The Bank of England’s Monetary Policy Committee has decided that the best course of action to support the economy is to rise the UK base rate to 3%.
This equates to a 0.75 percentage point increase, the highest the UK has seen in a single announcement since 1989.
Along with the rate announcement, the Bank of England made a prediction that the UK will be in recession for at least two years – news that truly emphasises the dire financial situation the UK is facing.
However, despite all the economic uncertainty, bills still need to be paid and life still goes on so I’m going to try and explain what all this means for your finances.
Mortgages
For those on variable-rate mortgages, the base rate rise will mean your monthly repayments will increase as your rate closely follows the base rate (same as a tracker mortgage).

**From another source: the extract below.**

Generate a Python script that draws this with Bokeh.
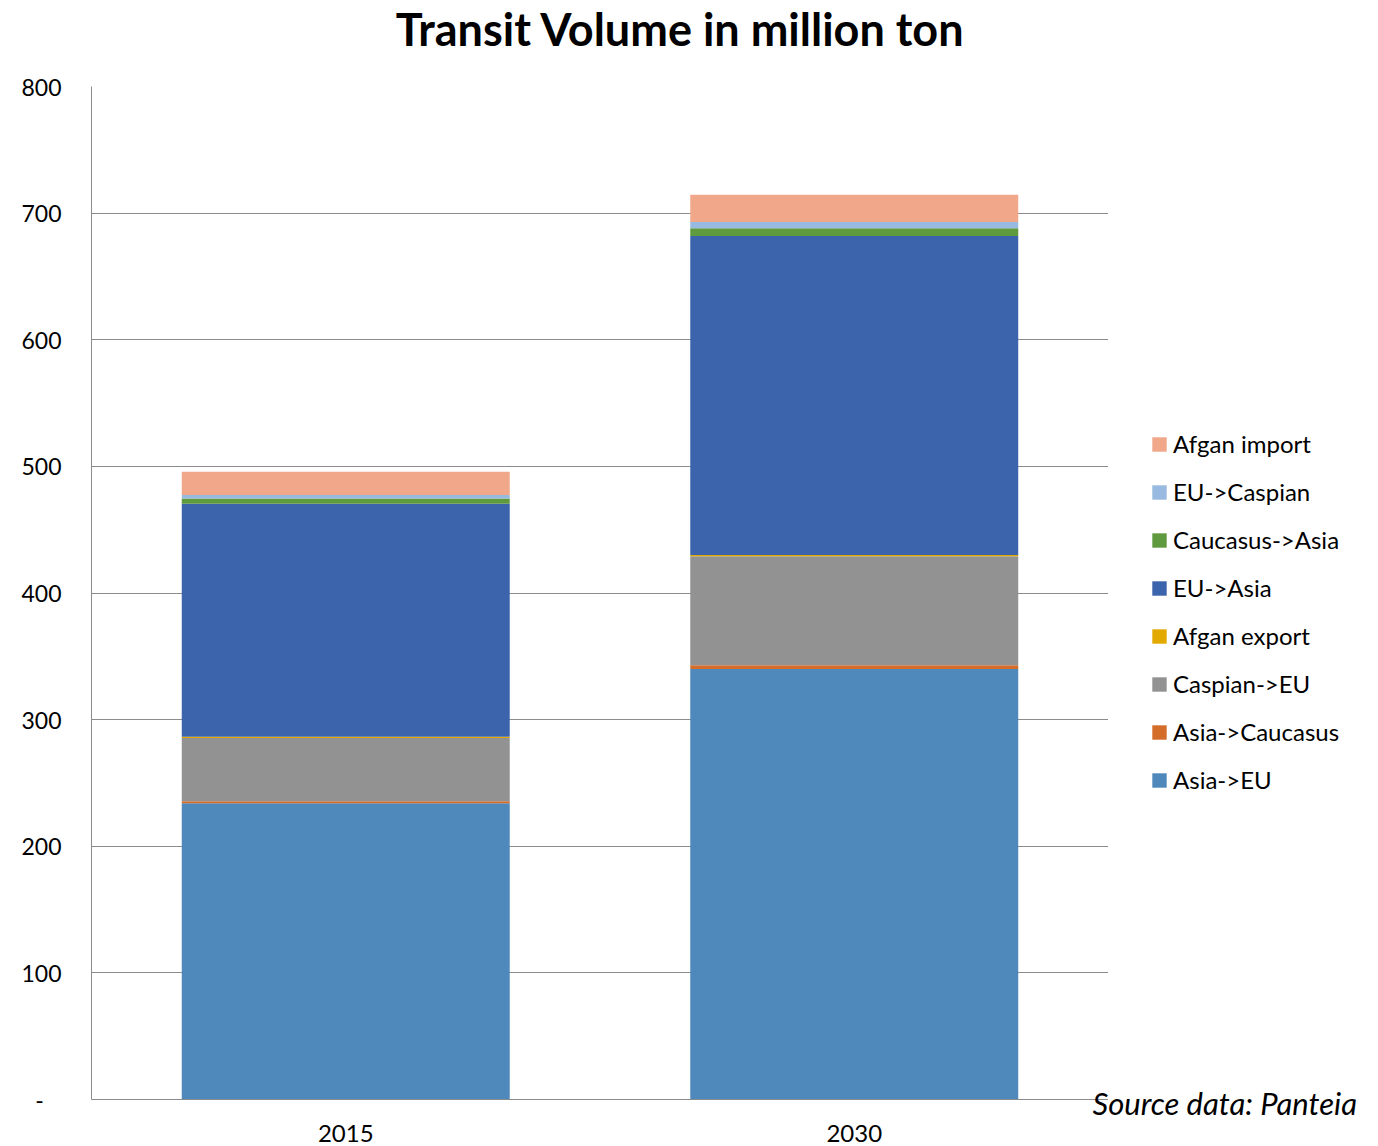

For those with fixed rate mortgages, as the name suggests, your rate will not change however the rates for new fixes will be slightly higher than they are now due to the rise. Although, fixed mortgage rates are based on the financial markets’ predictions of what will happen and the rate for government borrowing (gilt rates/swap rates) so there will be a smaller rise than for other products.
Savings
A rate rise should lead to savers rejoicing however the banks take longer to raise savings rates than they do those of borrowing products (shock horror) so for those on easy access savings should be seeing some rise.
For those on a fix, obviously your rate will not change but the rates of new fixes are set to rise and look like very pleasing numbers compared to the lows of the previous years.
The high rate of inflation (10.1%) means that having savings is actually reducing spending power as interest rates cannot keep up with inflation. This means that you should try and maximise the rate of savings you have and consider paying off any expensive debts with the spare cash (of course leaving a cash emergency fund of around three months of bills).
Other Credit Products
Other credit products that you may have (credit cards, loans, etc) are likely to see an increase in rates at some point in the near future but not at the same level or speed as mortgages.
The UK is in a cataclysmic financial situation and there isn’t a great deal that individuals can do to counteract the impacts of that but trying to maximise every penny is at least some way to surviving the cost of living crisis.